The Ultimate Metric of Risk-Adjusted Return
In portfolio management, comparing raw returns can be misleading.
If Fund A generates a 10% return and Fund B generates a 15% return, an investor might assume Fund B is superior. But if the manager of Fund B achieved that 15% by investing in highly volatile assets, while Fund A achieved its 10% by investing in stable utility companies, the manager of Fund A might actually be the superior risk manager.
To mathematically evaluate who is generating the most efficient return per unit of risk, Nobel Laureate William Sharpe invented the Sharpe Ratio.
It is a standard metric in modern portfolio theory. It strips away the illusion of raw performance and evaluates the portfolio purely on its 'Risk-Adjusted Return.'
The Execution of the Math
The Sharpe Ratio executes a calculation to isolate the manager's skill in handling risk:
- Portfolio Return: The total percentage return the fund generated over the measurement period.
- The Risk-Free Rate: The baseline return available from a virtually risk-free investment (e.g., a U.S. Treasury Bond).
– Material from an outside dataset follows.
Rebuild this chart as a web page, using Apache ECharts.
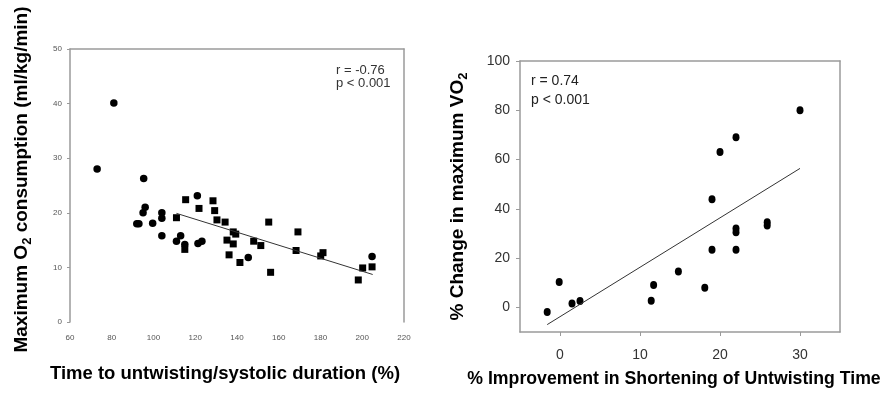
<!DOCTYPE html>
<html>
<head>
<meta charset="utf-8">
<script src="https://cdn.jsdelivr.net/npm/echarts@6/dist/echarts.min.js"></script>
<style>
html,body{margin:0;padding:0;background:#fff;}
#c{width:887px;height:401px;}
</style>
</head>
<body>
<div id="c"></div>
<script>
// ---- Left panel data: time to untwisting/systolic duration (%) vs max O2 consumption ----
const leftCircles = [[73,28],[81,40.1],[95.3,26.3],[96,21],[95,20],[92,18],[93,18],[99.6,18.1],[104,20],[104,19],[104,15.8],[111,14.8],[113,15.8],[115,14.2],[121,23.1],[121.3,14.4],[123.2,14.8],[145.4,11.8],[204.7,12.0]];
const leftSquares = [[111,19.1],[115,13.3],[115.4,22.4],[121.8,20.8],[128.5,22.2],[129.3,20.4],[130.4,18.7],[134.3,18.3],[135.2,15.0],[136.2,12.3],[138.2,16.5],[139.4,16.1],[138.2,14.3],[141.4,10.9],[148,14.8],[151.4,14.0],[155.2,18.3],[156.1,9.1],[169.2,16.5],[168.3,13.1],[180.1,12.1],[181.2,12.7],[198.1,7.7],[200.2,9.9],[204.7,10.1]];
const leftFit = [[111,19.9],[205,8.7]];
const leftXTicks = [60,80,100,120,140,160,180,200,220];
const leftYTicks = [0,10,20,30,40,50];

// ---- Right panel data: % improvement in shortening of untwisting time vs % change in max VO2 ----
const rightPoints = [[-1.6,-1.9],[-0.1,10.3],[1.5,1.6],[2.5,2.6],[11.4,2.7],[11.7,9.1],[14.8,14.6],[18.1,8.0],[19,23.4],[19,43.9],[20,63.1],[22,69],[22,23.4],[22,30.5],[22,32],[25.9,33.2],[25.9,34.5],[30,80]];
const rightFit = [[-1.6,-7],[30,56.4]];
const rightXTicks = [0,10,20,30];
const rightYTicks = [0,20,40,60,80,100];

const axisGrey = '#9a9a9a';
const font = 'Liberation Sans, Arial, sans-serif';

const chart = echarts.init(document.getElementById('c'));
chart.setOption({
  animation:false,
  textStyle:{fontFamily:font},
  grid:[
    {left:70, top:49, right:483, bottom:79},
    {left:520, top:61, right:47, bottom:69}
  ],
  title:[
    {text:'r = -0.76\np < 0.001', left:331, top:59, textStyle:{fontSize:13, fontWeight:'normal', color:'#333', lineHeight:13, fontFamily:font}},
    {text:'r = 0.74\np < 0.001', left:526, top:67, textStyle:{fontSize:14, fontWeight:'normal', color:'#222', lineHeight:19, fontFamily:font}}
  ],
  xAxis:[
    {gridIndex:0, type:'value', min:leftXTicks[0], max:leftXTicks[leftXTicks.length-1], interval:20,
     axisLine:{show:false}, axisTick:{show:false}, splitLine:{show:false},
     axisLabel:{fontSize:8, color:'#555', margin:12},
     name:'Time to untwisting/systolic duration (%)', nameLocation:'middle', nameGap:42,
     nameTextStyle:{fontSize:18.5, fontWeight:'bold', color:'#000', padding:[0,24,0,0]}},
    {gridIndex:0, type:'value', position:'top', min:60, max:220,
     axisLine:{show:true, onZero:false, lineStyle:{color:axisGrey, width:1.5}}, axisTick:{show:false}, axisLabel:{show:false}, splitLine:{show:false}},
    {gridIndex:1, type:'value', min:-5, max:35,
     axisLine:{show:true, onZero:false, lineStyle:{color:axisGrey, width:1.5}},
     axisTick:{show:true, length:4, lineStyle:{color:axisGrey}, customValues:rightXTicks},
     splitLine:{show:false},
     axisLabel:{fontSize:14, color:'#333', margin:16, customValues:rightXTicks},
     name:'% Improvement in Shortening of Untwisting Time', nameLocation:'middle', nameGap:38,
     nameTextStyle:{fontSize:17.7, fontWeight:'bold', color:'#000', padding:[0,12,0,0]}},
    {gridIndex:1, type:'value', position:'top', min:-5, max:35,
     axisLine:{show:true, onZero:false, lineStyle:{color:axisGrey, width:1.5}}, axisTick:{show:false}, axisLabel:{show:false}, splitLine:{show:false}}
  ],
  yAxis:[
    {gridIndex:0, type:'value', min:leftYTicks[0], max:leftYTicks[leftYTicks.length-1], interval:10,
     axisLine:{show:true, onZero:false, lineStyle:{color:axisGrey, width:1.5}},
     axisTick:{show:true, length:3, lineStyle:{color:axisGrey}},
     splitLine:{show:false},
     axisLabel:{fontSize:8, color:'#555', margin:8},
     name:'{a|Maximum O}{s|2}{a| consumption (ml/kg/min)}', nameLocation:'middle', nameGap:36,
     nameTextStyle:{padding:[0,0,0,12], rich:{a:{fontSize:19, fontWeight:'bold', color:'#000', fontFamily:font, lineHeight:24},
                          s:{fontSize:13, fontWeight:'bold', color:'#000', fontFamily:font, lineHeight:24, verticalAlign:'bottom', padding:[9,0,0,0]}}}},
    {gridIndex:0, type:'value', position:'right', min:0, max:50,
     axisLine:{show:true, onZero:false, lineStyle:{color:axisGrey, width:1.5}}, axisTick:{show:false}, axisLabel:{show:false}, splitLine:{show:false}},
    {gridIndex:1, type:'value', min:-10, max:100,
     axisLine:{show:true, onZero:false, lineStyle:{color:axisGrey, width:1.5}},
     axisTick:{show:true, length:4, lineStyle:{color:axisGrey}, customValues:rightYTicks},
     splitLine:{show:false},
     axisLabel:{fontSize:14, color:'#333', margin:10, customValues:rightYTicks},
     name:'{a|% Change in maximum VO}{s|2}', nameLocation:'middle', nameGap:50,
     nameTextStyle:{rich:{a:{fontSize:19, fontWeight:'bold', color:'#000', fontFamily:font, lineHeight:24},
                          s:{fontSize:13, fontWeight:'bold', color:'#000', fontFamily:font, lineHeight:24, verticalAlign:'bottom', padding:[9,0,0,0]}}}},
    {gridIndex:1, type:'value', position:'right', min:-10, max:100,
     axisLine:{show:true, onZero:false, lineStyle:{color:axisGrey, width:1.5}}, axisTick:{show:false}, axisLabel:{show:false}, splitLine:{show:false}}
  ],
  series:[
    {type:'scatter', xAxisIndex:0, yAxisIndex:0, data:leftCircles, symbol:'circle', symbolSize:7.5, itemStyle:{color:'#000', opacity:1}},
    {type:'scatter', xAxisIndex:0, yAxisIndex:0, data:leftSquares, symbol:'rect', symbolSize:7, itemStyle:{color:'#000', opacity:1}},
    {type:'line', xAxisIndex:0, yAxisIndex:0, data:leftFit, symbol:'none', lineStyle:{color:'#333', width:1}},
    {type:'scatter', xAxisIndex:2, yAxisIndex:2, data:rightPoints, symbol:'circle', symbolSize:[7,8], itemStyle:{color:'#000', opacity:1}},
    {type:'line', xAxisIndex:2, yAxisIndex:2, data:rightFit, symbol:'none', lineStyle:{color:'#333', width:1}}
  ]
});
</script>
</body>
</html>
- The Excess Return: The calculator subtracts the Risk-Free Rate from the Portfolio Return. This isolates the 'Premium'—the extra return the manager successfully generated by taking risk in the market.
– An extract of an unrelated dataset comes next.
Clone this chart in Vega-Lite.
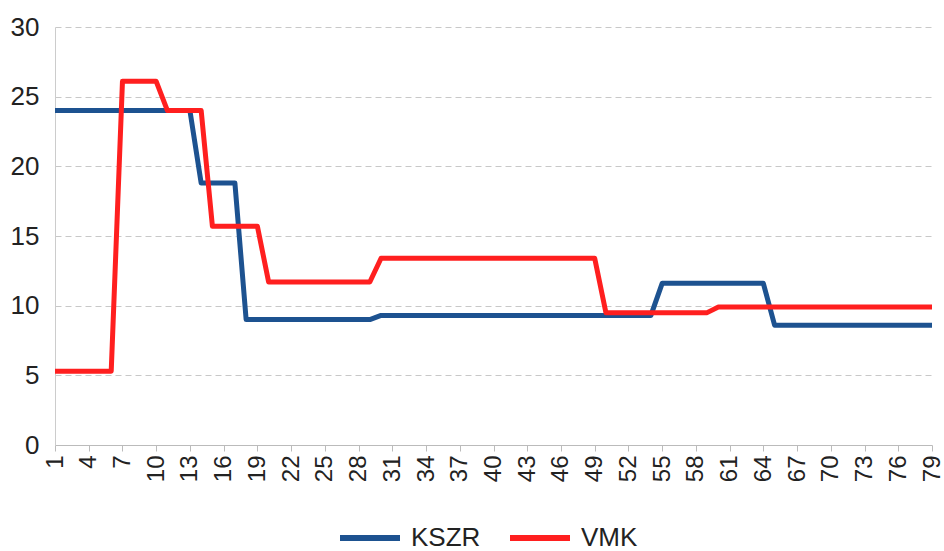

- Standard Deviation (The Volatility): The mathematical measure of how much the fund's returns fluctuated. This is the proxy for 'Risk.'
Sharpe Ratio = (Portfolio Return - Risk-Free Rate) / Standard Deviation
Quick Example: Calculating Sharpe Ratio
Imagine two funds in a market where the Risk-Free rate is 4%.
- Fund A (High Risk): Generated a 20% Return, but swung widely with a 16% Standard Deviation.
Calculation:
(20% - 4%) / 16%= 1.0 Sharpe Ratio. - Fund B (Stable): Generated a 12% Return, but was highly stable with only a 4% Standard Deviation.
Calculation:
(12% - 4%) / 4%= 2.0 Sharpe Ratio.
The math shows that the manager of Fund B is superior on a risk-adjusted basis. They generated exactly 2.0 units of return for every 1.0 unit of risk they exposed the portfolio to. The manager of Fund A took significant, perhaps unnecessary risks to generate their returns.
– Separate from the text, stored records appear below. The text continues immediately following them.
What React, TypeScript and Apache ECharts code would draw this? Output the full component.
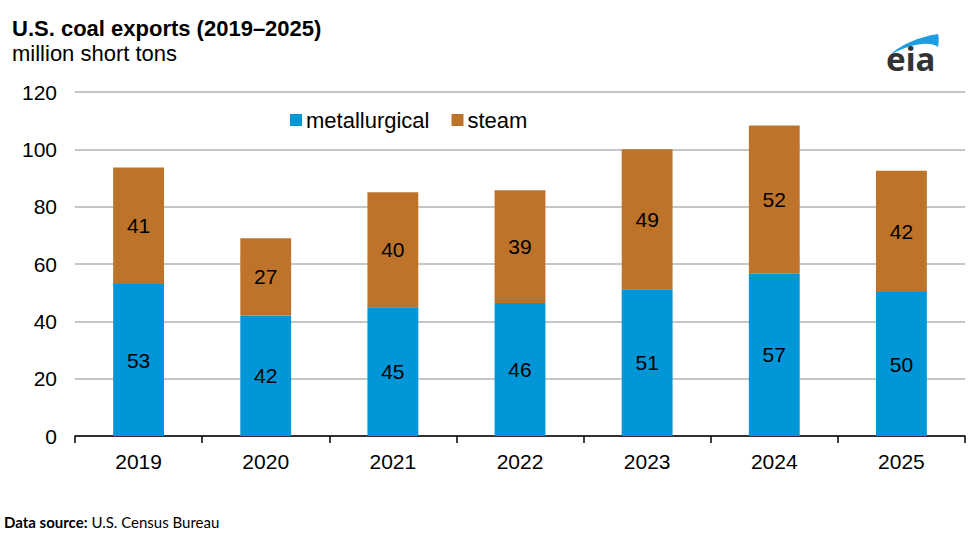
import React, { useEffect, useRef } from "react";
import * as echarts from "echarts";

const categories = ["2019", "2020", "2021", "2022", "2023", "2024", "2025"];
const metallurgical = [53.0, 42.0, 44.9, 46.4, 51.2, 56.6, 50.2];
const steam = [40.7, 27.0, 40.1, 39.3, 48.8, 51.7, 42.3];
const yTicks = [0, 20, 40, 60, 80, 100, 120];

const FONT = "'Liberation Sans', Arial, sans-serif";

echarts.graphic.registerShape(
  "eiaArc",
  echarts.graphic.extendPath(
    "M0 21 C 10 11, 28 3, 48 0 C 49 3, 49 8, 48 13 C 40 7, 22 9, 0 21 Z",
    {}
  )
);

export default function App() {
  const ref = useRef<HTMLDivElement>(null);
  useEffect(() => {
    document.body.style.margin = "0";
    if (!ref.current) return;
    const chart = echarts.init(ref.current, null, { renderer: "svg" });
    chart.setOption({
      animation: false,
      backgroundColor: "#ffffff",
      textStyle: { fontFamily: FONT },
      title: [
        {
          text: "U.S. coal exports (2019–2025)",
          left: 7,
          top: 12,
          textStyle: { fontFamily: FONT, fontSize: 22, fontWeight: "bold", color: "#000" },
        },
        {
          text: "million short tons",
          left: 7,
          top: 37,
          textStyle: { fontFamily: FONT, fontSize: 22, fontWeight: "normal", color: "#000" },
        },
      ],
      legend: {
        top: 104,
        left: 285,
        itemWidth: 12,
        itemHeight: 12,
        itemGap: 22,
        icon: "rect",
        textStyle: { fontFamily: FONT, fontSize: 22, color: "#000", padding: [0, 0, 0, -1] },
        data: ["metallurgical", "steam"],
      },
      grid: { left: 75, right: 15, top: 92, bottom: 98 },
      xAxis: {
        type: "category",
        data: categories,
        axisLine: { lineStyle: { color: "#000", width: 1.5 } },
        axisTick: { show: true, length: 7, lineStyle: { color: "#000", width: 1.5 } },
        axisLabel: { fontFamily: FONT, fontSize: 21, color: "#000", margin: 15 },
      },
      yAxis: {
        type: "value",
        min: 0,
        max: 120,
        interval: 20,
        axisLine: { show: false },
        axisTick: { show: false },
        splitLine: { lineStyle: { color: "#b3b3b3", width: 1.5 } },
        axisLabel: {
          fontFamily: FONT,
          fontSize: 21,
          color: "#000",
          margin: 18,
          formatter: (v: number) => (yTicks.includes(v) ? String(v) : ""),
        },
      },
      series: [
        {
          name: "metallurgical",
          type: "bar",
          stack: "total",
          data: metallurgical,
          barWidth: "40%",
          itemStyle: { color: "#0096d7" },
          label: {
            show: true,
            position: "inside",
            fontFamily: FONT,
            fontSize: 21,
            color: "#000",
            formatter: (p: any) => String(Math.round(p.value)),
          },
        },
        {
          name: "steam",
          type: "bar",
          stack: "total",
          data: steam,
          barWidth: "40%",
          itemStyle: { color: "#bd732a" },
          label: {
            show: true,
            position: "inside",
            fontFamily: FONT,
            fontSize: 21,
            color: "#000",
            formatter: (p: any) => String(Math.round(p.value)),
          },
        },
      ],
      graphic: [
        {
          type: "eiaArc",
          x: 890,
          y: 34,
          scaleX: 1,
          scaleY: 1,
          style: { fill: "#1e9ee0" },
        },
        {
          type: "text",
          x: 886,
          y: 42,
          style: {
            text: "eia",
            fontFamily: "'Noto Sans', sans-serif",
            fontSize: 33,
            fontWeight: "bold",
            fill: "#333",
          },
        },
        {
          type: "text",
          x: 4,
          y: 514,
          style: {
            text: "{b|Data source:} U.S. Census Bureau",
            rich: {
              b: { fontFamily: "Lato, sans-serif", fontWeight: "bold", fontSize: 15, fill: "#000" },
            },
            fontFamily: "Lato, sans-serif",
            fontSize: 15,
            fill: "#000",
          },
        },
      ],
    });
    return () => chart.dispose();
  }, []);
  return <div ref={ref} style={{ width: 980, height: 534 }} />;
}
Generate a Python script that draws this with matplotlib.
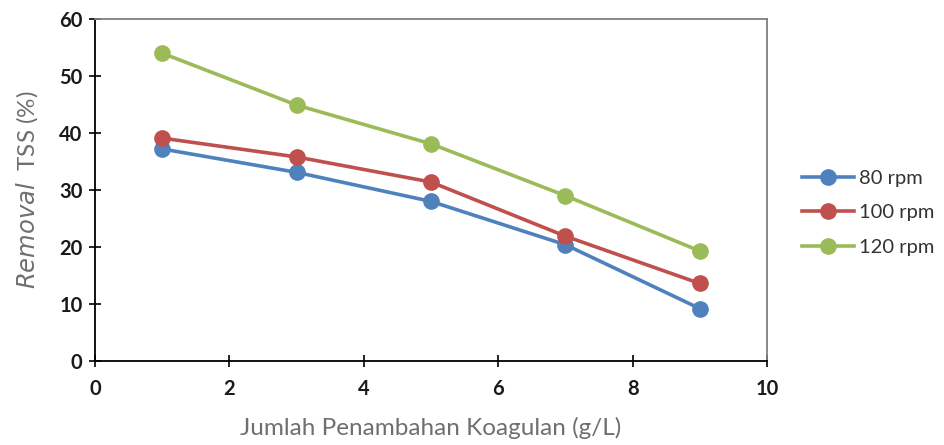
import matplotlib.pyplot as plt

# data
dose = [1, 3, 5, 7, 9]
rpm80 = [37.2, 33.1, 28.0, 20.4, 9.2]
rpm100 = [39.1, 35.8, 31.4, 21.9, 13.6]
rpm120 = [54.0, 44.9, 38.1, 29.0, 19.3]
labels = ['80 rpm', '100 rpm', '120 rpm']
colors = ['#4F81BD', '#C0504D', '#9BBB59']

plt.rcParams['font.family'] = ['Lato', 'DejaVu Sans']

fig = plt.figure(figsize=(9.44, 4.45), dpi=100)
ax = fig.add_axes([95/944, 1-361/445, 672/944, 342/445])

for ys, lab, col in zip([rpm80, rpm100, rpm120], labels, colors):
    ax.plot(dose, ys, color=col, lw=2.6, marker='o', markersize=11, label=lab)

ax.set_xlim(0, 10)
ax.set_ylim(0, 60)
ax.set_xticks(range(0, 11, 2))
ax.set_yticks(range(0, 61, 10))
ax.tick_params(direction='inout', length=8, width=1.2, labelsize=14.5,
               labelcolor='#1a1a1a', pad=5)
ax.tick_params(axis='x', pad=9)
for lbl in ax.get_xticklabels() + ax.get_yticklabels():
    lbl.set_fontweight('bold')
ax.spines['left'].set_color('black')
ax.spines['bottom'].set_color('black')
ax.spines['left'].set_linewidth(1.3)
ax.spines['bottom'].set_linewidth(1.3)
for s in ['top', 'right']:
    ax.spines[s].set_color('#7f7f7f')
    ax.spines[s].set_linewidth(1.3)

ax.set_xlabel('Jumlah Penambahan Koagulan (g/L)', fontsize=17.5, color='#6f6f6f', labelpad=13)
ax.set_ylabel(r'$\it{Removal}$  TSS (%)', fontsize=17.5, color='#6f6f6f', labelpad=14)

leg = ax.legend(loc='center left', bbox_to_anchor=(1.052, 0.433), frameon=False,
                fontsize=14.5, handlelength=2.6, labelspacing=0.85, handletextpad=0.25,
                borderaxespad=0, borderpad=0)
for t in leg.get_texts():
    t.set_color('#333333')

fig.savefig('out.png', dpi=100)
The 1.0 Baseline of Competence
The Sharpe Ratio creates a hierarchy in the asset management industry:
- Below 1.0 (Suboptimal): The manager is taking on too much risk for the returns they are generating. The portfolio is highly volatile relative to its performance.
- Above 1.0 (Competent): The manager is successfully generating more return than risk. This is a common baseline standard for a professional mutual fund.
- Above 2.0 (Excellent): This is elite performance. The manager is executing strategies that generate strong returns with very low volatility.
- Above 3.0 (Exceptional): Consistently generating a 3.0+ Sharpe ratio over a long period is extremely rare.